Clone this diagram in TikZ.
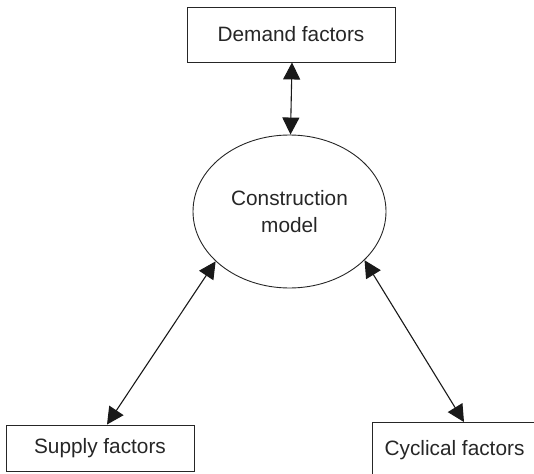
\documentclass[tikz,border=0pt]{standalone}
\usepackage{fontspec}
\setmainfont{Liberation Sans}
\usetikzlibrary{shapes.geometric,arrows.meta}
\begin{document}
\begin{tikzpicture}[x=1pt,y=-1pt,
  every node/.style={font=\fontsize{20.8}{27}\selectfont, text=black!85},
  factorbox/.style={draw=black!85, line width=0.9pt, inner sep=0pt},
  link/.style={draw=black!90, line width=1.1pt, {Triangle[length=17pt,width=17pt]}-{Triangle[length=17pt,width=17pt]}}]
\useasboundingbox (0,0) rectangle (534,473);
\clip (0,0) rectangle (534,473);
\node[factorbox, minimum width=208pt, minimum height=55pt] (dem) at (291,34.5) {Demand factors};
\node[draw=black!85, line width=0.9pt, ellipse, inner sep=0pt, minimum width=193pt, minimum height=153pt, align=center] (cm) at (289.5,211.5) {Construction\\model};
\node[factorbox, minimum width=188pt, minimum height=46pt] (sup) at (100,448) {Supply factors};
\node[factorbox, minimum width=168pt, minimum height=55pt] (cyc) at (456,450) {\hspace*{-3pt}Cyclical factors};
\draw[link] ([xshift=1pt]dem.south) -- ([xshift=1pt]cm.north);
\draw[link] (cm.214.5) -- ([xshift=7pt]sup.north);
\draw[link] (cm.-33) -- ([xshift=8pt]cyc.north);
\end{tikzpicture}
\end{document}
········
**Task description**:
Copy the listing word for word, excluding its pictures.

**Finished answer**:
Clone this diagram in TikZ.
\documentclass[tikz,border=0pt]{standalone}
\usepackage{fontspec}
\setmainfont{Liberation Sans}
\usetikzlibrary{shapes.geometric,arrows.meta}
\begin{document}
\begin{tikzpicture}[x=1pt,y=-1pt,
  every node/.style={font=\fontsize{20.8}{27}\selectfont, text=black!85},
  factorbox/.style={draw=black!85, line width=0.9pt, inner sep=0pt},
  link/.style={draw=black!90, line width=1.1pt, {Triangle[length=17pt,width=17pt]}-{Triangle[length=17pt,width=17pt]}}]
\useasboundingbox (0,0) rectangle (534,473);
\clip (0,0) rectangle (534,473);
\node[factorbox, minimum width=208pt, minimum height=55pt] (dem) at (291,34.5) {Demand factors};
\node[draw=black!85, line width=0.9pt, ellipse, inner sep=0pt, minimum width=193pt, minimum height=153pt, align=center] (cm) at (289.5,211.5) {Construction\\model};
\node[factorbox, minimum width=188pt, minimum height=46pt] (sup) at (100,448) {Supply factors};
\node[factorbox, minimum width=168pt, minimum height=55pt] (cyc) at (456,450) {\hspace*{-3pt}Cyclical factors};
\draw[link] ([xshift=1pt]dem.south) -- ([xshift=1pt]cm.north);
\draw[link] (cm.214.5) -- ([xshift=7pt]sup.north);
\draw[link] (cm.-33) -- ([xshift=8pt]cyc.north);
\end{tikzpicture}
\end{document}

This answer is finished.